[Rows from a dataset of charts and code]

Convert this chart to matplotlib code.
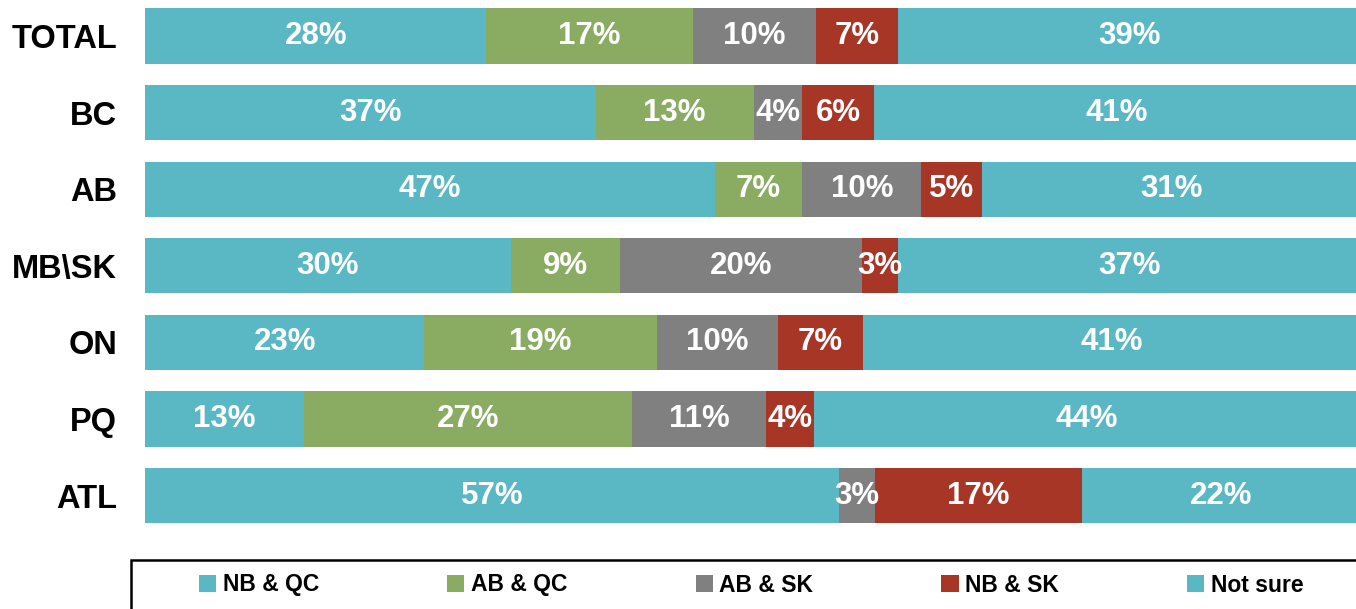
# -*- coding: utf-8 -*-
# Stacked horizontal bar chart: preferred pairing by region

import numpy as np
import matplotlib.pyplot as plt
from matplotlib.patches import Rectangle

plt.rcParams['font.family'] = ['Liberation Sans', 'DejaVu Sans']

#%% Data (segment widths in %)

regions = ['TOTAL', 'BC', 'AB', 'MB\\SK', 'ON', 'PQ', 'ATL']
series_names = ['NB & QC', 'AB & QC', 'AB & SK', 'NB & SK', 'Not sure']

nb_qc = [28.1, 37.1, 46.9, 30.1, 23.0, 13.1, 57.1]
ab_qc = [17.0, 13.0, 7.2, 9.0, 19.1, 27.0, 0.0]
ab_sk = [10.1, 4.0, 9.8, 19.9, 10.0, 11.0, 3.0]
nb_sk = [6.8, 5.9, 5.0, 3.0, 7.0, 4.0, 17.0]
not_sure = [38.0, 40.0, 31.1, 38.0, 40.9, 44.9, 22.9]

# Printed labels as shown on the chart
nb_qc_lbl = [28, 37, 47, 30, 23, 13, 57]
ab_qc_lbl = [17, 13, 7, 9, 19, 27, 0]
ab_sk_lbl = [10, 4, 10, 20, 10, 11, 3]
nb_sk_lbl = [7, 6, 5, 3, 7, 4, 17]
not_sure_lbl = [39, 41, 31, 37, 41, 44, 22]

colors = ['#5AB8C5', '#8AAC62', '#808080', '#A83627', '#5AB8C5']

#%% Plot

W, H = 1356, 609
fig = plt.figure(figsize=(W / 100, H / 100), dpi=100)
ax = fig.add_axes([145 / W, 1 - 534 / H, (W - 145) / W, 534 / H])

values = [nb_qc, ab_qc, ab_sk, nb_sk, not_sure]
labels = [nb_qc_lbl, ab_qc_lbl, ab_sk_lbl, nb_sk_lbl, not_sure_lbl]
y = np.arange(len(regions))
left = np.zeros(len(regions))

for vals, lbls, col, name in zip(values, labels, colors, series_names):
    vals = np.array(vals)
    ax.barh(y, vals, left=left, height=0.72, color=col, label=name)
    for yi, (v, l, x0) in enumerate(zip(vals, lbls, left)):
        if l > 0:
            ax.text(x0 + v / 2, yi, f'{l}%', ha='center', va='center',
                    color='white', fontsize=22.5, fontweight='bold')
    left += vals

ax.set_xlim(0, (W - 145) / 12.15)
ax.set_ylim(6.5, -0.47)
ax.set_yticks(y)
ax.set_yticklabels(regions, fontsize=23.5, fontweight='bold')
ax.tick_params(axis='y', length=0, pad=20)
ax.set_xticks([])
for s in ax.spines.values():
    s.set_visible(False)

# Legend box running off the bottom/right edge
fig.patches.append(Rectangle((131 / W, -0.2), 1.0, (H - 560) / H + 0.2,
                             transform=fig.transFigure, fill=False,
                             edgecolor='black', linewidth=1.8))

handles, names = ax.get_legend_handles_labels()
leg = fig.legend(handles, names, loc='center left',
                 bbox_to_anchor=(199 / W, 1 - 585 / H), ncol=5,
                 frameon=False, borderpad=0, borderaxespad=0,
                 handlelength=0.75, handleheight=0.75, handletextpad=0.28,
                 columnspacing=5.6,
                 prop={'size': 16.5, 'weight': 'bold'})

plt.savefig('out.png', dpi=100)
plt.close(fig)
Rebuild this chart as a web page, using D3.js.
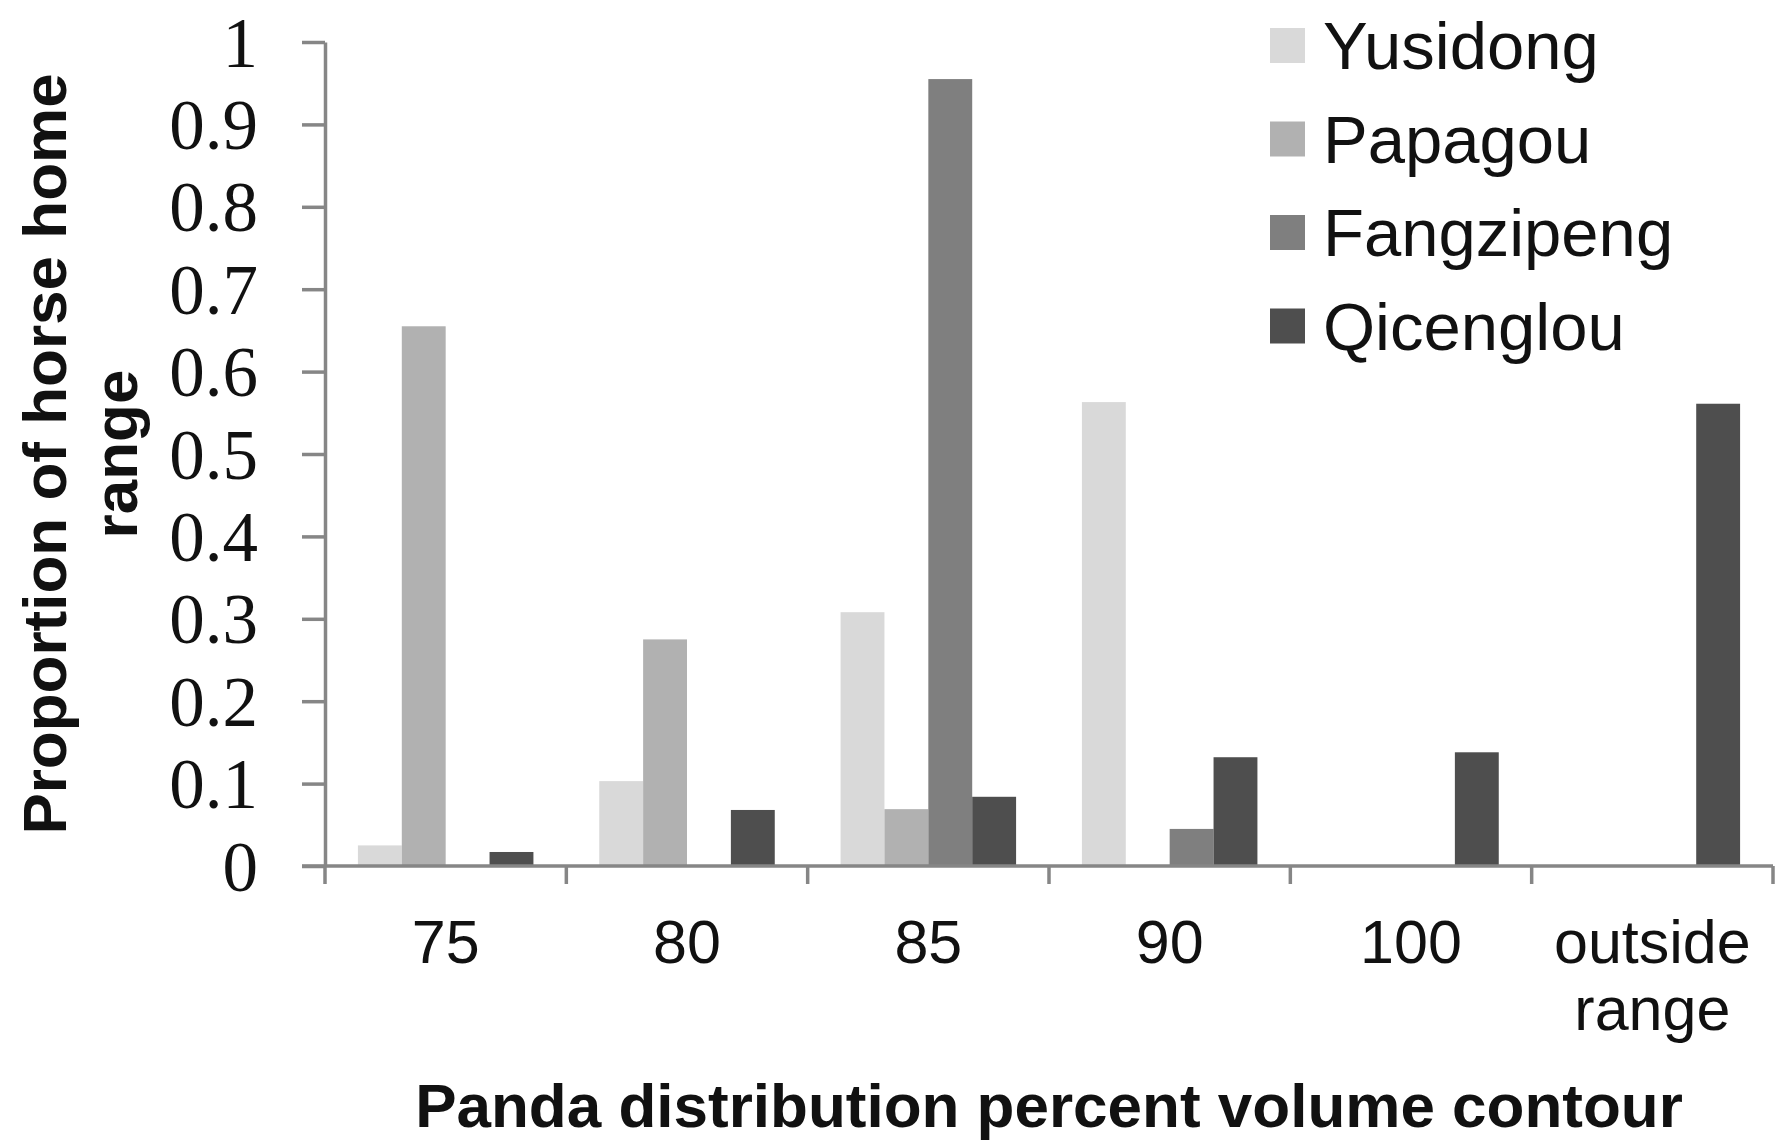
<!DOCTYPE html>
<html>
<head>
<meta charset="utf-8">
<script src="https://cdn.jsdelivr.net/npm/d3@7"></script>
<style>
  html, body { margin: 0; padding: 0; background: #ffffff; }
  svg { display: block; }
</style>
</head>
<body>
<svg id="chart" width="1775" height="1143"></svg>
<script>
// ---- data ----
const categories = ["75", "80", "85", "90", "100", "outside range"];
const seriesNames = ["Yusidong", "Papagou", "Fangzipeng", "Qicenglou"];
const yusidong   = [0.025, 0.103, 0.308, 0.563, 0, 0];
const papagou    = [0.655, 0.275, 0.069, 0, 0, 0];
const fangzipeng = [0, 0, 0.955, 0.045, 0, 0];
const qicenglou  = [0.017, 0.068, 0.084, 0.132, 0.138, 0.561];
const yTickValues = [0, 0.1, 0.2, 0.3, 0.4, 0.5, 0.6, 0.7, 0.8, 0.9, 1];
const yTickLabels = ["0", "0.1", "0.2", "0.3", "0.4", "0.5", "0.6", "0.7", "0.8", "0.9", "1"];
const seriesColors = ["#d9d9d9", "#b1b1b1", "#7f7f7f", "#4e4e4e"];
const xTitle = "Panda distribution percent volume contour";
const yTitleLines = ["Proportion of horse home", "range"];

const seriesValues = [yusidong, papagou, fangzipeng, qicenglou];

// ---- layout ----
const svg = d3.select("#chart");
const plotLeft = 325, plotRight = 1773, plotTop = 42, plotBottom = 866;
const axisColor = "#868686";

const x0 = d3.scaleBand().domain(categories).range([plotLeft, plotRight]).paddingInner(0).paddingOuter(0);
const x1 = d3.scaleBand().domain(seriesNames).range([0, x0.bandwidth()]).paddingInner(0).paddingOuter(0.75);
const y = d3.scaleLinear().domain([0, 1]).range([plotBottom, plotTop]);
const color = d3.scaleOrdinal().domain(seriesNames).range(seriesColors);

// bars
const rows = [];
categories.forEach((c, ci) => {
  seriesNames.forEach((s, si) => {
    rows.push({ cat: c, series: s, value: seriesValues[si][ci] });
  });
});

svg.append("g")
  .selectAll("rect")
  .data(rows.filter(d => d.value > 0))
  .join("rect")
  .attr("x", d => x0(d.cat) + x1(d.series))
  .attr("width", x1.bandwidth())
  .attr("y", d => y(d.value))
  .attr("height", d => y(0) - y(d.value))
  .attr("fill", d => color(d.series));

// y axis
const yAxis = d3.axisLeft(y)
  .tickValues(yTickValues)
  .tickFormat((d, i) => yTickLabels[i])
  .tickSize(23)
  .tickSizeOuter(0)
  .tickPadding(44);

const gy = svg.append("g").attr("transform", `translate(${plotLeft},0)`).call(yAxis);
gy.select(".domain").attr("stroke", axisColor).attr("stroke-width", 3.5);
gy.selectAll(".tick line").attr("stroke", axisColor).attr("stroke-width", 3.5);
gy.selectAll(".tick text")
  .attr("font-family", "'Liberation Serif', 'Times New Roman', serif")
  .attr("font-size", 71)
  .attr("fill", "#111")
  .attr("dy", "0.34em");

// x axis baseline
svg.append("line")
  .attr("x1", plotLeft - 23).attr("x2", plotRight)
  .attr("y1", y(0)).attr("y2", y(0))
  .attr("stroke", axisColor).attr("stroke-width", 3.5);

// x boundary ticks
const boundaries = categories.map(c => x0(c)).concat([x0(categories[categories.length - 1]) + x0.bandwidth()]);
svg.append("g")
  .selectAll("line")
  .data(boundaries)
  .join("line")
  .attr("x1", d => d).attr("x2", d => d)
  .attr("y1", y(0)).attr("y2", y(0) + 18)
  .attr("stroke", axisColor).attr("stroke-width", 3.5);

// x category labels
const xl = svg.append("g")
  .selectAll("text")
  .data(categories)
  .join("text")
  .attr("x", d => x0(d) + x0.bandwidth() / 2)
  .attr("y", 963)
  .attr("text-anchor", "middle")
  .attr("font-family", "'Liberation Sans', Arial, sans-serif")
  .attr("font-size", 61)
  .attr("fill", "#111");
xl.each(function(d) {
  const words = d === "outside range" ? ["outside", "range"] : [d];
  const t = d3.select(this);
  words.forEach((w, i) => {
    t.append("tspan")
      .attr("x", x0(d) + x0.bandwidth() / 2)
      .attr("dy", i === 0 ? 0 : 67)
      .text(w);
  });
});

// x title
svg.append("text")
  .attr("x", (plotLeft + plotRight) / 2)
  .attr("y", 1127)
  .attr("text-anchor", "middle")
  .attr("font-family", "'Liberation Sans', Arial, sans-serif")
  .attr("font-weight", "bold")
  .attr("font-size", 62)
  .attr("fill", "#111")
  .text(xTitle);

// y title (rotated)
const yt = svg.append("text")
  .attr("transform", `translate(66,${(plotTop + plotBottom) / 2}) rotate(-90)`)
  .attr("text-anchor", "middle")
  .attr("font-family", "'Liberation Sans', Arial, sans-serif")
  .attr("font-weight", "bold")
  .attr("font-size", 62)
  .attr("fill", "#111");
yTitleLines.forEach((line, i) => {
  yt.append("tspan").attr("x", 0).attr("dy", i === 0 ? 0 : 71).text(line);
});

// legend
const legend = svg.append("g").attr("transform", "translate(1270,28)");
const li = legend.selectAll("g")
  .data(seriesNames)
  .join("g")
  .attr("transform", (d, i) => `translate(0,${i * 93.5})`);
li.append("rect")
  .attr("width", 35).attr("height", 35)
  .attr("fill", d => color(d));
li.append("text")
  .attr("x", 53)
  .attr("y", 41)
  .attr("font-family", "'Liberation Sans', Arial, sans-serif")
  .attr("font-size", 67)
  .attr("fill", "#111")
  .text(d => d);
</script>
</body>
</html>
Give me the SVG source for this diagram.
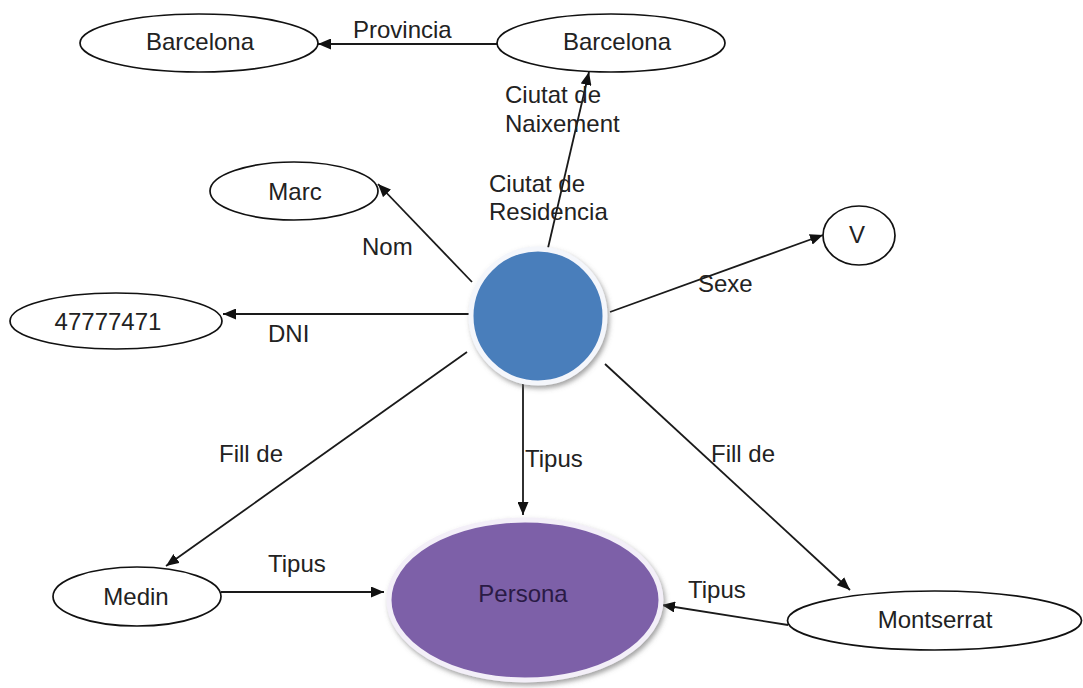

> STATED PROBLEM:
Begin at the first line of the entries above and return each line exactly, stopping after the line that contains "#%% Data (segment". Pictures do not belong in the copy.

> SOLVED PROBLEM:
Convert this chart to matplotlib code.
# -*- coding: utf-8 -*-
# Stacked horizontal bar chart: preferred pairing by region

import numpy as np
import matplotlib.pyplot as plt
from matplotlib.patches import Rectangle

plt.rcParams['font.family'] = ['Liberation Sans', 'DejaVu Sans']

#%% Data (segment widths in %)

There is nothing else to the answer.